Other Retirement Plans

§409B would likely eliminate other forms of supplemental retirement plans, or force the use of lengthy, time-vesting schedules that hurt employees and diminish retentive value (because employees tend to deeply discount the compensation value of amounts vesting longer than five years).  Many community banks and privately held businesses use supplemental retirement plans in lieu of equity compensation as a retention and incentive tool for top managers.  These plans often provide make-up retirement benefits not available under qualified defined benefit or defined contribution retirement plans because of limits such as the $120,000 highly compensated employee definition or the $270,000 plan eligible compensation limit.  For community banks, these programs support bank regulatory principles by aligning employees with the interests of creditors and depositors in the bank.

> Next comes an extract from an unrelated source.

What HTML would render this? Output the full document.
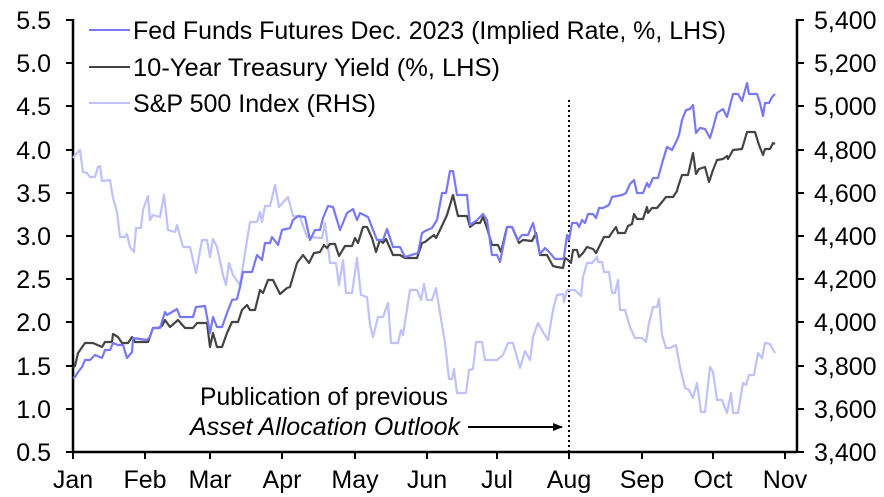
<!DOCTYPE html>
<html><head><meta charset="utf-8"><style>
html,body{margin:0;padding:0;background:#fff}
svg{display:block}
text{font-family:"Liberation Sans",Arial,sans-serif;font-size:25px;fill:#000}
</style></head><body>
<svg width="884" height="497" viewBox="0 0 884 497">
<defs><marker id="ah" markerWidth="10" markerHeight="8" refX="9" refY="4" orient="auto" markerUnits="userSpaceOnUse"><path d="M0,0 L10,4 L0,8 Z" fill="#000"/></marker></defs>
<g stroke="#000" stroke-width="2.5" fill="none">
<line x1="73" y1="19" x2="73" y2="453"/>
<line x1="72" y1="452" x2="797" y2="452"/>
<line x1="797" y1="19" x2="797" y2="453"/>
</g>
<g stroke="#000" stroke-width="2">
<line x1="66" y1="20" x2="73" y2="20"/><line x1="66" y1="63" x2="73" y2="63"/><line x1="66" y1="106" x2="73" y2="106"/><line x1="66" y1="150" x2="73" y2="150"/><line x1="66" y1="193" x2="73" y2="193"/><line x1="66" y1="236" x2="73" y2="236"/><line x1="66" y1="279" x2="73" y2="279"/><line x1="66" y1="322" x2="73" y2="322"/><line x1="66" y1="366" x2="73" y2="366"/><line x1="66" y1="409" x2="73" y2="409"/><line x1="66" y1="452" x2="73" y2="452"/>
<line x1="797" y1="20" x2="804" y2="20"/><line x1="797" y1="63" x2="804" y2="63"/><line x1="797" y1="106" x2="804" y2="106"/><line x1="797" y1="150" x2="804" y2="150"/><line x1="797" y1="193" x2="804" y2="193"/><line x1="797" y1="236" x2="804" y2="236"/><line x1="797" y1="279" x2="804" y2="279"/><line x1="797" y1="322" x2="804" y2="322"/><line x1="797" y1="366" x2="804" y2="366"/><line x1="797" y1="409" x2="804" y2="409"/><line x1="797" y1="452" x2="804" y2="452"/>
<line x1="73" y1="452" x2="73" y2="459"/><line x1="145" y1="452" x2="145" y2="459"/><line x1="210" y1="452" x2="210" y2="459"/><line x1="282" y1="452" x2="282" y2="459"/><line x1="355" y1="452" x2="355" y2="459"/><line x1="427" y1="452" x2="427" y2="459"/><line x1="497" y1="452" x2="497" y2="459"/><line x1="569" y1="452" x2="569" y2="459"/><line x1="642" y1="452" x2="642" y2="459"/><line x1="713" y1="452" x2="713" y2="459"/><line x1="785" y1="452" x2="785" y2="459"/>
</g>
<g text-anchor="end">
<text x="51" y="29">5.5</text><text x="51" y="72">5.0</text><text x="51" y="115">4.5</text><text x="51" y="159">4.0</text><text x="51" y="202">3.5</text><text x="51" y="245">3.0</text><text x="51" y="288">2.5</text><text x="51" y="331">2.0</text><text x="51" y="375">1.5</text><text x="51" y="418">1.0</text><text x="51" y="461">0.5</text>
</g>
<g text-anchor="start">
<text x="814" y="29">5,400</text><text x="814" y="72">5,200</text><text x="814" y="115">5,000</text><text x="814" y="159">4,800</text><text x="814" y="202">4,600</text><text x="814" y="245">4,400</text><text x="814" y="288">4,200</text><text x="814" y="331">4,000</text><text x="814" y="375">3,800</text><text x="814" y="418">3,600</text><text x="814" y="461">3,400</text>
</g>
<g text-anchor="middle">
<text x="73" y="488">Jan</text><text x="145" y="488">Feb</text><text x="210" y="488">Mar</text><text x="282" y="488">Apr</text><text x="355" y="488">May</text><text x="427" y="488">Jun</text><text x="497" y="488">Jul</text><text x="569" y="488">Aug</text><text x="642" y="488">Sep</text><text x="713" y="488">Oct</text><text x="785" y="488">Nov</text>
</g>
<line x1="569" y1="100" x2="569" y2="452" stroke="#000" stroke-width="2" stroke-dasharray="2,3"/>
<polyline fill="none" stroke="#c0c0fa" stroke-width="2.2" stroke-linejoin="round" points="73,158 75,155 80,150 83,172 87,173 90,177 95,177 98,167 100,166 102,181 110,180 113,198 117,212 120,237 125,237 127,234 130,247 134,252 136,228 141,228 143,210 148,196 150,220 153,215 160,217 164,195 168,230 175,232 177,225 183,247 190,247 196,273 202,240 207,240 210,257 213,239 217,247 223,275 226,285 229,263 233,275 240,285 245,253 250,222 257,222 260,212 262,222 265,206 270,206 275,185 279,207 288,197 293,216 300,217 307,237 322,238 325,223 330,263 336,263 339,285 343,260 346,293 352,293 357,258 361,295 367,297 370,325 373,337 378,317 383,317 388,303 391,343 398,343 401,330 403,335 410,290 417,290 421,300 424,284 427,300 432,300 436,288 440,313 445,343 449,379 452,379 454,369 457,393 466,393 469,370 473,369 476,342 482,342 485,360 497,360 503,355 508,343 513,343 520,368 525,351 530,360 533,337 538,323 543,332 548,340 553,310 557,295 563,294 564,302 567,290 575,290 581,296 583,277 587,263 592,263 597,257 598,262 602,262 604,272 609,272 612,293 615,293 618,280 620,310 625,310 630,327 635,338 642,338 646,342 649,323 653,307 657,307 659,299 662,335 666,348 670,348 676,345 680,367 685,388 689,390 693,398 697,383 701,412 705,412 710,367 713,372 717,400 722,400 727,413 731,393 733,413 738,413 743,383 746,385 749,375 754,375 758,353 762,358 765,343 770,344 775,353"/>
<polyline fill="none" stroke="#444" stroke-width="2.2" stroke-linejoin="round" points="73,368 75,366 78,353 85,343 93,343 102,347 105,342 112,342 113,334 118,337 122,343 128,343 132,337 135,342 148,342 153,328 158,328 162,326 165,320 170,327 178,320 185,328 193,328 197,323 207,323 210,347 213,333 217,347 222,347 227,333 232,322 238,322 242,310 247,305 250,310 255,310 260,290 263,293 268,280 273,280 280,294 287,288 290,287 297,263 303,255 309,263 314,253 320,252 324,245 327,248 330,244 335,244 339,256 345,246 352,246 355,238 358,243 363,227 367,227 372,238 376,252 380,240 383,243 386,239 393,255 400,255 405,258 417,258 422,243 425,242 430,238 434,235 436,238 440,230 447,215 453,195 458,216 467,216 470,227 475,223 480,223 483,217 487,228 492,245 498,245 501,252 507,227 512,227 519,243 523,240 532,241 536,233 540,255 547,255 553,266 557,267 563,268 565,258 568,260 571,263 573,250 577,250 579,257 583,253 587,247 593,249 596,253 600,245 604,237 609,237 613,231 616,227 618,233 625,233 628,226 632,224 634,214 637,219 643,219 647,207 648,213 652,208 657,208 662,202 666,197 673,197 677,191 678,187 682,175 688,175 693,153 696,174 699,169 705,167 709,182 713,170 717,160 723,159 727,156 728,159 733,150 742,149 747,132 755,132 759,145 763,155 765,149 770,149 773,143 775,144"/>
<polyline fill="none" stroke="#7878f5" stroke-width="2.2" stroke-linejoin="round" points="73,378 75,377 78,372 82,367 85,360 90,360 95,355 102,358 105,350 110,350 113,343 118,345 123,345 127,358 132,352 133,338 140,339 147,340 150,337 153,328 160,328 165,312 167,315 177,309 180,317 193,317 196,307 205,306 207,317 210,333 213,317 217,327 222,327 227,313 232,300 237,299 240,287 243,272 252,272 257,255 262,260 265,243 270,243 272,237 278,245 282,230 290,228 293,220 298,216 305,217 310,240 315,230 320,230 323,218 328,206 333,207 340,230 347,213 353,209 357,220 360,213 368,217 377,240 383,240 387,229 393,247 400,247 405,257 418,253 422,233 425,231 432,228 437,220 442,193 446,193 450,171 453,171 457,195 467,195 470,225 477,220 483,214 487,220 492,255 497,255 500,262 507,227 512,227 518,240 522,235 528,235 533,223 540,254 545,248 550,253 555,259 563,259 564,257 567,235 569,240 572,223 577,223 579,227 582,220 585,223 588,214 593,214 596,218 599,208 603,208 609,205 612,197 617,196 622,195 626,193 630,184 634,180 637,193 643,193 647,183 649,187 653,178 658,178 663,160 667,147 672,150 677,140 679,135 682,120 686,110 690,109 693,105 696,133 700,128 705,129 710,138 713,128 717,113 723,109 727,117 733,94 738,94 742,101 747,83 749,94 757,94 760,103 763,116 765,103 769,103 772,97 775,94"/>
<line x1="89" y1="30" x2="130" y2="30" stroke="#7878f5" stroke-width="2"/>
<line x1="89" y1="67" x2="130" y2="67" stroke="#444" stroke-width="2"/>
<line x1="89" y1="103" x2="130" y2="103" stroke="#c0c0fa" stroke-width="2"/>
<text x="133" y="39" textLength="593" lengthAdjust="spacingAndGlyphs">Fed Funds Futures Dec. 2023 (Implied Rate, %, LHS)</text>
<text x="133" y="76" textLength="367" lengthAdjust="spacingAndGlyphs">10-Year Treasury Yield (%, LHS)</text>
<text x="133" y="112" textLength="243" lengthAdjust="spacingAndGlyphs">S&amp;P 500 Index (RHS)</text>
<text x="324" y="405" text-anchor="middle" textLength="248" lengthAdjust="spacingAndGlyphs">Publication of previous</text>
<text x="460" y="435" text-anchor="end" font-style="italic" textLength="270" lengthAdjust="spacingAndGlyphs">Asset Allocation Outlook</text>
<line x1="468" y1="427" x2="562" y2="427" stroke="#000" stroke-width="2" marker-end="url(#ah)"/>
</svg>
</body></html>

Deferral Programs Supporting Risk-Management Practices

§409B is directly at odds with the regulatory direction of U.S. and European banking regulators more generally, which have guidelines and rules that push financial institutions to have annual incentive compensation awards deferred for three-to-five-year periods in order to ensure that initial annual performance is sustainable and that risk management policies are observed by risk-takers.  The concept of risk-takers goes well beyond executives and top-paid management and can include broad groups of employees in similar incentive plans.  These principles have also been more broadly adopted outside of the financial services industry in response to institutional shareholder demands and to ensure that compensation programs properly support risk-management best practices.  §409B as proposed would likely require a major redesign of these deferral programs and would likely significantly water down the effectiveness of the programs by forcing tax payments on amounts that would otherwise be subject to forfeiture/claw back for conduct contrary to risk-taking policies or in the event of subsequent financial restatements.

Salary Continuation (Severance)

§409B would apply to routine salary continuation/severance arrangements paying severance over periods as little as three months, forcing companies into lump sum severance payments.  This would apply to employees at all levels, not just executives.  Salary continuation serves several very reasonable business purposes, including providing companies with a tool to enforce post-employment covenants and to more easily administer post-employment health benefit arrangements by providing a ready source for deducting the employee portion of group health premiums.  A summary of the Tax Cuts and Jobs Act prepared by the staff of the Joint Committee on Taxation indicates that §409B is, in fact, intended to apply to severance, meaning there would be less likelihood of a regulatory exception.

Other Unintended Consequences

The broad definition of NQDC in §409B will almost inevitably diminish a wide range of compensation arrangements covering all employees, including various types of broad-based employee fringe benefit programs (for example, service reward programs).  We learned this same lesson in the roll out of IRC §409A, which has a similar, though less broad, definition of NQDC.  Forcing early taxation on these types of programs will dampen innovative compensation design and create additional competitive disadvantages for U.S. businesses as compared to global competitors.

§409B appears intended to be a revenue-raising provision that is unrelated to any driving policy concerns or issues.  The Tax Cuts and Jobs Act includes a number of other revenue-raising provisions that would impact compensation and benefits programs, including the elimination of the performance-based compensation exception and other changes to the $1 million deduction limit under IRC §162(m).  None are as potentially significant or challenging to for-profit businesses as §409B.